At the time, Ackerman declined to press charges, saying he understood Knight was a grieving father, the report said.
But the next day, Ackerman filed a complaint after seeking treatment for his injuries, which included a possible concussion and a suspected broken finger, the police report said.
Ackerman did not recall the events directly after the assault and was unsure whether he lost consciousness, but began feeling nauseous that afternoon, according to a report filed by Officer Alex Gammelgard on Oct. 26.
Grass Valley police interviewed four employees of The Union on Oct. 28, a week after the incident.
Senior Staff Writer Dave Moller said that, as Ackerman and Knight left the publisher’s office, expletives were exchanged before Knight “forcefully” shoved Ackerman with both hands. Ackerman allegedly stumbled back and then “came back” at Knight and appeared to try to push Knight back. Knight then grabbed Ackerman in a bear hug, and both fell to the ground, Moller told police.
Production Director Lee Brant gave a similar account, saying Knight shoved Ackerman, and Ackerman shoved Knight back before Knight “used his body weight to bring Ackerman to the ground.”
Advertising Director Lynn Virgilio told police she saw Knight turn and assault Ackerman. Several employees, including Brant and Moller, pulled Knight off Ackerman, according to the report.
While the lawsuit’s statement of damages, including punitive damages, is listed at more than $1.5 million, Diamond said that is just a broad statement of potential damages.

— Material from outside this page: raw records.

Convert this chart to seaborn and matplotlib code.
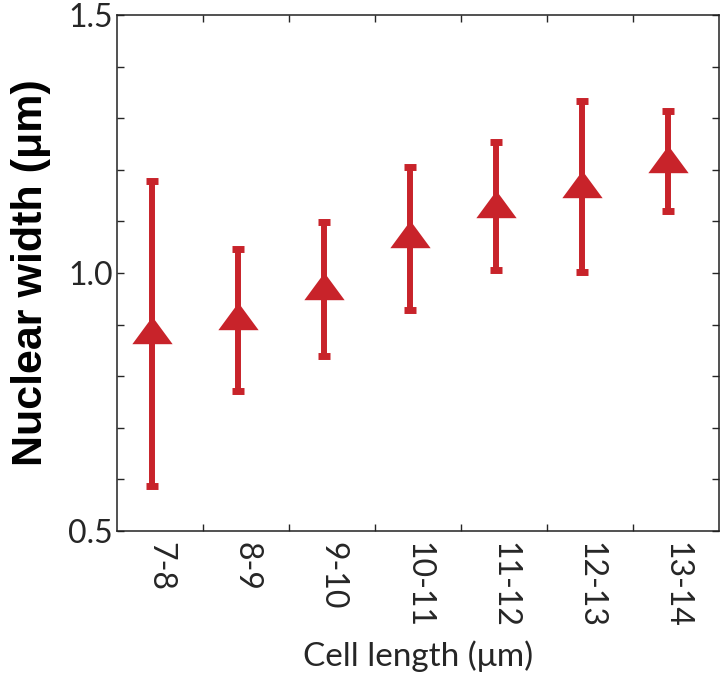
import numpy as np
import pandas as pd
import matplotlib
matplotlib.use("Agg")
import matplotlib.pyplot as plt
from matplotlib.ticker import FixedLocator, MultipleLocator
import seaborn as sns

# data
bins = ["7-8", "8-9", "9-10", "10-11", "11-12", "12-13", "13-14"]
width_mean = [0.889, 0.916, 0.975, 1.075, 1.134, 1.172, 1.221]
width_upper = [1.178, 1.046, 1.099, 1.206, 1.253, 1.333, 1.314]
width_lower = [0.588, 0.772, 0.839, 0.928, 1.006, 1.001, 1.121]

RED = "#C8232A"

sns.set_style("ticks")
plt.rcParams['font.family'] = ['Lato', 'DejaVu Sans']

df = pd.DataFrame({"bin": bins, "mean": width_mean,
                   "upper": width_upper, "lower": width_lower})
df["pos"] = np.arange(len(df)) - 0.09  # points sit a bit left of the label

fig = plt.figure(figsize=(7.25, 6.79), dpi=100)
ax = fig.add_axes([0.1614, 0.218, 0.8303, 0.760])

yerr = np.vstack([df["mean"] - df["lower"], df["upper"] - df["mean"]])
ax.errorbar(df["pos"], df["mean"], yerr=yerr, fmt="none", ecolor=RED,
            elinewidth=4.3, capsize=4.1, capthick=5, zorder=2)

# flattened triangle like the matlab '^'
tri = [(-1, -0.68), (1, -0.68), (0, 0.68), (-1, -0.68)]
sns.scatterplot(data=df, x="pos", y="mean", marker=tri, s=29 ** 2,
                color=RED, linewidth=0, ax=ax, zorder=3)

ax.set_xlim(-0.5, len(bins) - 0.5)
ax.set_ylim(0.5, 1.5)

ax.xaxis.set_major_locator(FixedLocator(np.arange(len(bins))))
ax.set_xticklabels(bins, rotation=-90, fontsize=23)
ax.xaxis.set_minor_locator(FixedLocator(np.arange(len(bins) - 1) + 0.5))
ax.tick_params(axis="x", which="major", length=0, pad=8)
ax.tick_params(axis="x", which="minor", direction="in", length=5, width=1,
               top=True, bottom=True)

ax.yaxis.set_major_locator(FixedLocator([0.5, 1.0, 1.5]))
ax.set_yticklabels(["0.5", "1.0", "1.5"], fontsize=23)
ax.yaxis.set_minor_locator(MultipleLocator(0.1))
ax.tick_params(axis="y", which="both", direction="in", length=5, width=1,
               left=True, right=True, pad=3)

for sp in ax.spines.values():
    sp.set_visible(True)
    sp.set_linewidth(1.1)
    sp.set_color("#222222")

ax.set_xlabel("Cell length (\u03bcm)", fontsize=24, labelpad=9)
ax.set_ylabel("Nuclear width (\u03bcm)", fontsize=31, fontweight="bold",
              family=["Liberation Sans", "DejaVu Sans"], labelpad=12,
              color="black")

fig.savefig("out.png", dpi=100)
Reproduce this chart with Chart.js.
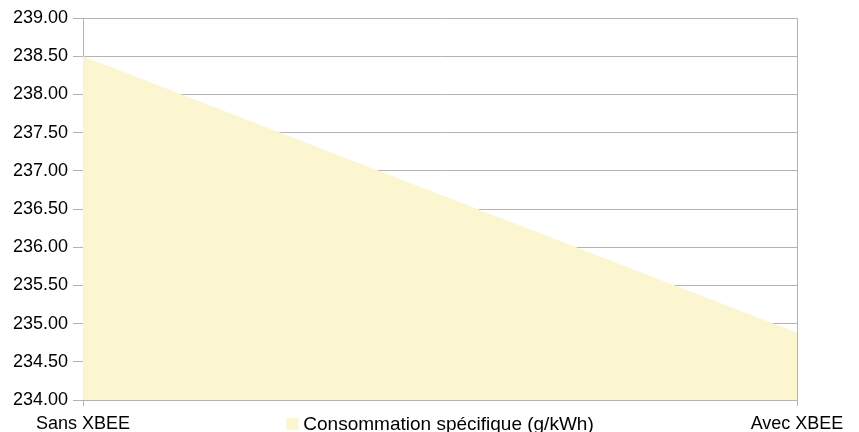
<!DOCTYPE html>
<html>
<head>
<meta charset="utf-8">
<script src="https://cdn.jsdelivr.net/npm/chart.js@4"></script>
<style>
html, body { margin: 0; padding: 0; background: #fff; }
#wrap { width: 859px; height: 432px; }
</style>
</head>
<body>
<div id="wrap"><canvas id="myChart"></canvas></div>
<script>
var categories = ['Sans XBEE', 'Avec XBEE'];
var consommation = [238.5, 234.88];
var seriesName = 'Consommation spécifique (g/kWh)';
var yMin = 234, yMax = 239, yStep = 0.5;

var gridColor = '#b3b3b3';
var fillColor = '#fbf6cf';
var textColor = '#000';
var fontFamily = '"Liberation Sans", Arial, sans-serif';

Chart.defaults.font.family = fontFamily;
Chart.defaults.font.size = 18;
Chart.defaults.color = textColor;

// legend drawn on the x label row, centred under the plot area
var rowLegend = {
    id: 'rowLegend',
    afterDraw: function(chart) {
        var c = chart.ctx;
        var area = chart.chartArea;
        var ds = chart.data.datasets[0];
        c.save();
        c.font = '19px ' + fontFamily;
        var tw = c.measureText(ds.label).width;
        var total = 12 + 5 + tw;
        var x = (area.left + area.right) / 2 - total / 2;
        c.fillStyle = ds.backgroundColor;
        c.fillRect(x, 418, 12, 12);
        c.fillStyle = textColor;
        c.textBaseline = 'alphabetic';
        c.textAlign = 'left';
        c.fillText(ds.label, x + 17, 430);
        c.restore();
    }
};

var ctx = document.getElementById('myChart').getContext('2d');
window.myChart = new Chart(ctx, {
    type: 'line',
    data: {
        labels: categories,
        datasets: [{
            label: seriesName,
            data: consommation,
            backgroundColor: fillColor,
            borderColor: fillColor,
            borderWidth: 0,
            pointRadius: 0,
            fill: 'start',
            tension: 0
        }]
    },
    options: {
        responsive: true,
        maintainAspectRatio: false,
        animation: false,
        layout: {
            padding: { top: 18, left: 8, right: 62, bottom: 0 }
        },
        plugins: {
            legend: { display: false },
            tooltip: { enabled: false }
        },
        scales: {
            x: {
                offset: false,
                grid: {
                    color: gridColor,
                    tickLength: 6
                },
                border: { color: gridColor },
                ticks: {
                    maxRotation: 0,
                    autoSkip: false,
                    padding: 7
                },
                afterFit: function(scale) {
                    scale.height = 32;
                }
            },
            y: {
                min: yMin,
                max: yMax,
                grid: {
                    color: gridColor,
                    tickLength: 10
                },
                border: { color: gridColor },
                ticks: {
                    stepSize: yStep,
                    padding: 5,
                    callback: function(v) { return v.toFixed(2); }
                }
            }
        }
    },
    plugins: [rowLegend]
});
</script>
</body>
</html>
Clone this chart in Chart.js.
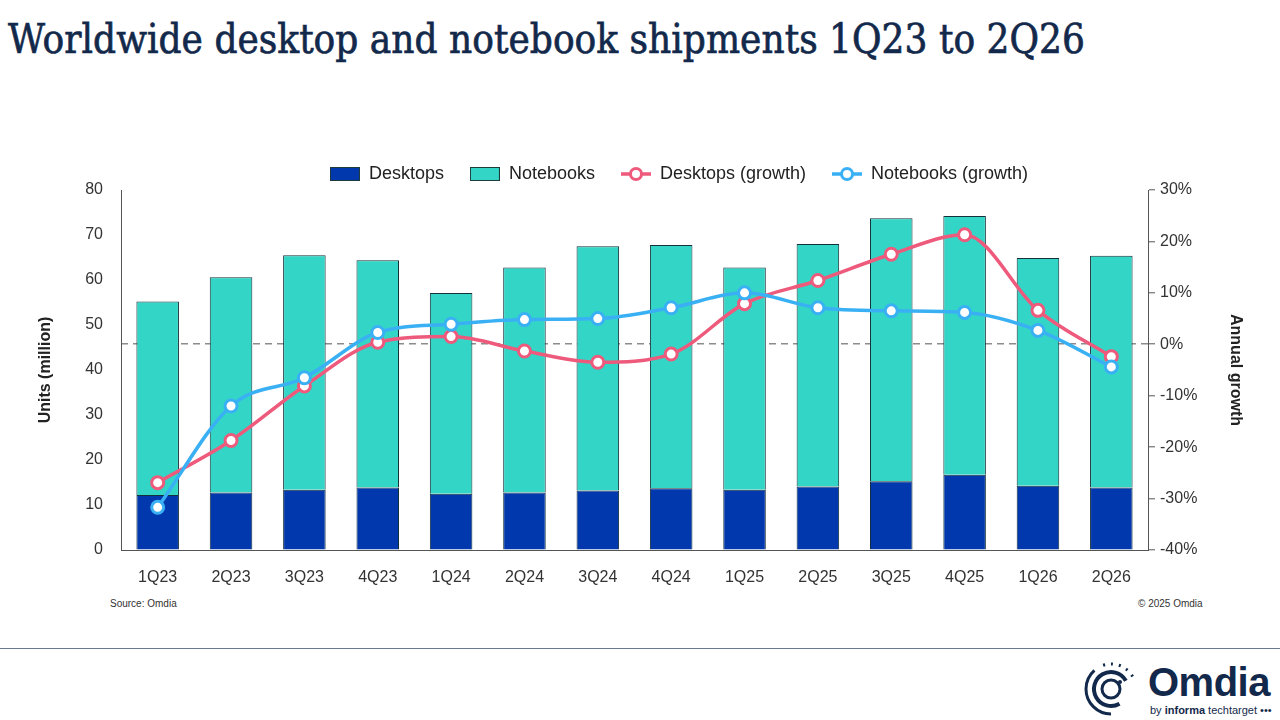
<!DOCTYPE html>
<html>
<head>
<meta charset="utf-8">
<script src="https://cdn.jsdelivr.net/npm/chart.js@4"></script>
<style>
  body { margin: 0; width: 1280px; height: 720px; background: #fff; position: relative; overflow: hidden; font-family: "Liberation Sans", Arial, sans-serif; }
  #title { position: absolute; left: 8px; top: 15px; margin: 0; font-family: "DejaVu Serif", serif; font-weight: normal; font-size: 41px; color: #13294b; white-space: nowrap; transform-origin: 0 0; -webkit-text-stroke: 0.7px #13294b; }
  #wrap { position: absolute; left: 20px; top: 136px; width: 1250px; height: 456px; }
  .note { position: absolute; top: 598px; font-size: 10px; color: #333; }
  #rule { position: absolute; left: 0; top: 648px; width: 1280px; height: 1px; background: #6b7a90; }
  #logo { position: absolute; left: 1082px; top: 660px; width: 198px; height: 60px; }
  #logo .word { position: absolute; left: 66px; top: 0px; font-size: 40px; font-weight: bold; color: #13294b; letter-spacing: -0.5px; }
  #logo .by { position: absolute; left: 68px; top: 44px; font-size: 11px; color: #13294b; white-space: nowrap; }
</style>
</head>
<body>
<h1 id="title">Worldwide desktop and notebook shipments 1Q23 to 2Q26</h1>
<div id="wrap"><canvas id="chart"></canvas></div>
<div class="note" style="left:110px">Source: Omdia</div>
<div class="note" style="left:1138px">© 2025 Omdia</div>
<div id="rule"></div>
<div id="logo">
  <svg width="58" height="58" viewBox="0 0 58 58" style="position:absolute;left:0;top:0">
    <circle cx="29" cy="29" r="25" fill="none" stroke="#13294b" stroke-width="3" stroke-dasharray="60 10 2 6 2 6 2 6 2 6 2 200" transform="rotate(90 29 29)"/>
    <circle cx="29" cy="29" r="17" fill="none" stroke="#13294b" stroke-width="4" stroke-dasharray="80 30" transform="rotate(60 29 29)"/>
    <circle cx="29" cy="29" r="9" fill="none" stroke="#13294b" stroke-width="3"/>
    <circle cx="38" cy="22" r="2" fill="#13294b"/>
  </svg>
  <div class="word">Omdia</div>
  <div class="by">by <b>informa</b> techtarget •••</div>
</div>
<script>
// ===================
// Data
// ===================
const quarters = ['1Q23', '2Q23', '3Q23', '4Q23', '1Q24', '2Q24', '3Q24', '4Q24', '1Q25', '2Q25', '3Q25', '4Q25', '1Q26', '2Q26'];
const desktops = [12.2, 12.8, 13.4, 13.9, 12.5, 12.8, 13.2, 13.7, 13.4, 14.1, 15.3, 16.7, 14.3, 13.9];
const notebooks = [43.0, 47.8, 52.1, 50.5, 44.6, 50.0, 54.3, 54.1, 49.4, 53.9, 58.4, 57.5, 50.6, 51.5];
const desktopGrowth = [-26.9, -18.7, -8.1, 0.4, 1.5, -1.3, -3.5, -1.9, 7.9, 12.4, 17.5, 21.3, 6.6, -2.4];
const notebookGrowth = [-31.7, -12.0, -6.5, 2.3, 3.9, 4.8, 5.0, 7.1, 10.0, 7.1, 6.5, 6.2, 2.7, -4.4];
const unitTicks = [0, 80, 10];
const growthTicks = [-40, 30, 10];

// squeeze the title to its width in the picture
const title = document.getElementById('title');
title.style.transform = 'scaleX(' + (1077 / title.offsetWidth) + ')';

const dark = '#333333';
const axisFont = { family: 'Liberation Sans', size: 16 };

// legend markers
function barMarker(fill) {
  const c = document.createElement('canvas');
  c.width = 30; c.height = 14;
  const g = c.getContext('2d');
  g.fillStyle = fill; g.fillRect(0.5, 0.5, 29, 13);
  g.strokeStyle = '#1d3b3b'; g.lineWidth = 1; g.strokeRect(0.5, 0.5, 29, 13);
  return c;
}
function lineMarker(color) {
  const c = document.createElement('canvas');
  c.width = 30; c.height = 16;
  const g = c.getContext('2d');
  g.strokeStyle = color; g.lineWidth = 3.5;
  g.beginPath(); g.moveTo(0, 8); g.lineTo(30, 8); g.stroke();
  g.fillStyle = '#fff'; g.lineWidth = 3;
  g.beginPath(); g.arc(15, 8, 5.5, 0, Math.PI * 2); g.fill(); g.stroke();
  return c;
}

// legend sits a bit right of the canvas centre and slightly lower in the picture
const legendNudge = {
  id: 'legendNudge',
  afterLayout(chart) {
    const l = chart.legend;
    l.left += 34; l.right += 34;
    l.top += 3; l.bottom += 3;
  }
};

const ctx = document.getElementById('chart').getContext('2d');

new Chart(ctx, {
  data: {
    labels: quarters,
    datasets: [
      {
        type: 'bar', label: 'Desktops', data: desktops, yAxisID: 'y', order: 2,
        backgroundColor: '#0238ad', borderColor: '#14303a', borderWidth: 1,
        marker: barMarker('#0238ad')
      },
      {
        type: 'bar', label: 'Notebooks', data: notebooks, yAxisID: 'y', order: 2,
        backgroundColor: '#33d6c6', borderColor: '#14303a', borderWidth: 1,
        marker: barMarker('#33d6c6')
      },
      {
        type: 'line', label: 'Desktops (growth)', data: desktopGrowth, yAxisID: 'y1', order: 1,
        borderColor: '#ee5a7c', borderWidth: 3.5, tension: 0.4, cubicInterpolationMode: 'monotone',
        pointRadius: 6, pointBorderWidth: 3, pointBackgroundColor: '#fff', pointBorderColor: '#ee5a7c',
        marker: lineMarker('#ee5a7c')
      },
      {
        type: 'line', label: 'Notebooks (growth)', data: notebookGrowth, yAxisID: 'y1', order: 0,
        borderColor: '#3ab0f4', borderWidth: 3.5, tension: 0.4, cubicInterpolationMode: 'monotone',
        pointRadius: 6, pointBorderWidth: 3, pointBackgroundColor: '#fff', pointBorderColor: '#3ab0f4',
        marker: lineMarker('#3ab0f4')
      }
    ]
  },
  plugins: [legendNudge],
  options: {
    responsive: true,
    maintainAspectRatio: false,
    animation: false,
    datasets: { bar: { categoryPercentage: 1, barPercentage: 0.58 } },
    plugins: {
      tooltip: { enabled: false },
      legend: {
        position: 'top',
        labels: {
          color: '#222',
          font: { family: 'Liberation Sans', size: 18 },
          usePointStyle: true,
          pointStyleWidth: 30,
          padding: 26,
          generateLabels: chart => chart.data.datasets.map((d, i) => ({
            text: d.label,
            pointStyle: d.marker,
            datasetIndex: i,
            fontColor: '#222',
            hidden: false
          }))
        }
      }
    },
    scales: {
      x: {
        stacked: true,
        grid: { display: false },
        border: { display: true, color: '#555', width: 1 },
        ticks: { color: dark, font: axisFont, padding: 10 },
        afterFit: s => { s.height = 42; }
      },
      y: {
        position: 'left',
        stacked: true,
        min: unitTicks[0], max: unitTicks[1],
        ticks: { stepSize: unitTicks[2], color: dark, font: axisFont, padding: 18 },
        grid: { display: true, color: 'transparent', drawTicks: false },
        border: { display: true, color: '#555', width: 1 },
        title: { display: true, text: 'Units (million)', color: '#222', font: { family: 'Liberation Sans', size: 16, weight: 'bold' }, padding: { top: 16, bottom: 0 } },
        afterFit: s => { s.width = 101; }
      },
      y1: {
        position: 'right',
        stacked: false,
        min: growthTicks[0], max: growthTicks[1],
        ticks: { stepSize: growthTicks[2], color: dark, font: axisFont, padding: 5, callback: v => v + '%' },
        grid: {
          drawOnChartArea: true,
          color: c => (c.tick && c.tick.value === 0) ? '#8c8c8c' : 'transparent',
          lineWidth: 1.6,
          tickColor: '#555',
          tickLength: 7,
          tickWidth: 1
        },
        border: { display: true, color: '#555', width: 1, dash: [7, 5] },
        title: { display: true, text: 'Annual growth', color: '#222', font: { family: 'Liberation Sans', size: 16, weight: 'bold' }, padding: { top: 25, bottom: 0 } },
        afterFit: s => { s.width = 122; }
      }
    }
  }
});
</script>
</body>
</html>
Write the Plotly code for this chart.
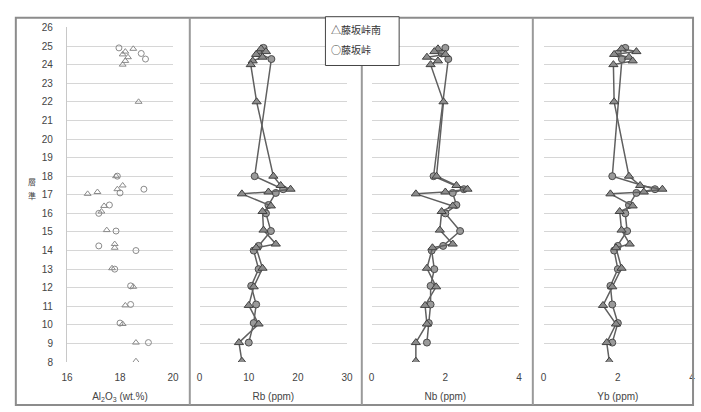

“Whatever we can prove at trial is what we’re entitled to,” he said. (For a statement from The Union’s president, who also serves as president of the newspaper’s parent company, Swift Communications, see Page A4 of Saturday’s The Union.)
Knight’s attorney, Bradley Thomas, filed an answer to the complaint alleging Ackerman was careless and negligent and that his “willful and wanton conduct” contributed to the incident.
Thomas also alleged in the complaint that Ackerman attacked Knight first, and any assault on Knight’s part was self-defense.
“Our position is that Mr. Knight was simply defending himself and that he certainly did not go to The Union with any anticipation or expectation of any physical confrontation,” Thomas said. “It’s unfortunate that it resulted in a physical altercation, but he is not responsible.”
“I’ve heard that (claim), but none of the witnesses observed that, and none of the physical evidence supports that particular scenario,” Diamond said.
“I was assaulted,” Ackerman said, referring all other questions to his lawyer.
Knight declined comment for this article, his lawyer said.
The content of the column is not a part of the lawsuit, even though it was the precipitating factor in the confrontation, according to the attorneys for both parties.
“It was the editorial that created questions in my client’s mind as to where the information came from, and that’s really what he wanted to find out from Mr. Ackerman,” Thomas said.
“That’s what led him to The Union in the first place. It’s not an issue involved in the lawsuit other than being the precursor to the visit.”
“It seems to me that, irrespective of the content of the editorial and the facts which led to the editorial, nothing justified Mr. Knight’s actions,” Diamond said.
Grass Valley police forwarded the incident report on Oct. 29, 2009, to the Nevada County District Attorney’s Office for review as a routine procedure, said Grass Valley police Capt. Dave Remillard.
“Our job as the police is to be fact-finders,” Remillard said. “We respond to the incident, and we collect the information, and then we send it to the District Attorney’s Office for review. That happens with every case.”
Nevada County District Attorney Cliff Newell has not decided whether Knight will face criminal charges and would not provide a possible time frame for his decision.
“I have to analyze … the situation and come to a decision whether it’s in the best interest of the public and the best interest of justice to charge the case,” Newell said.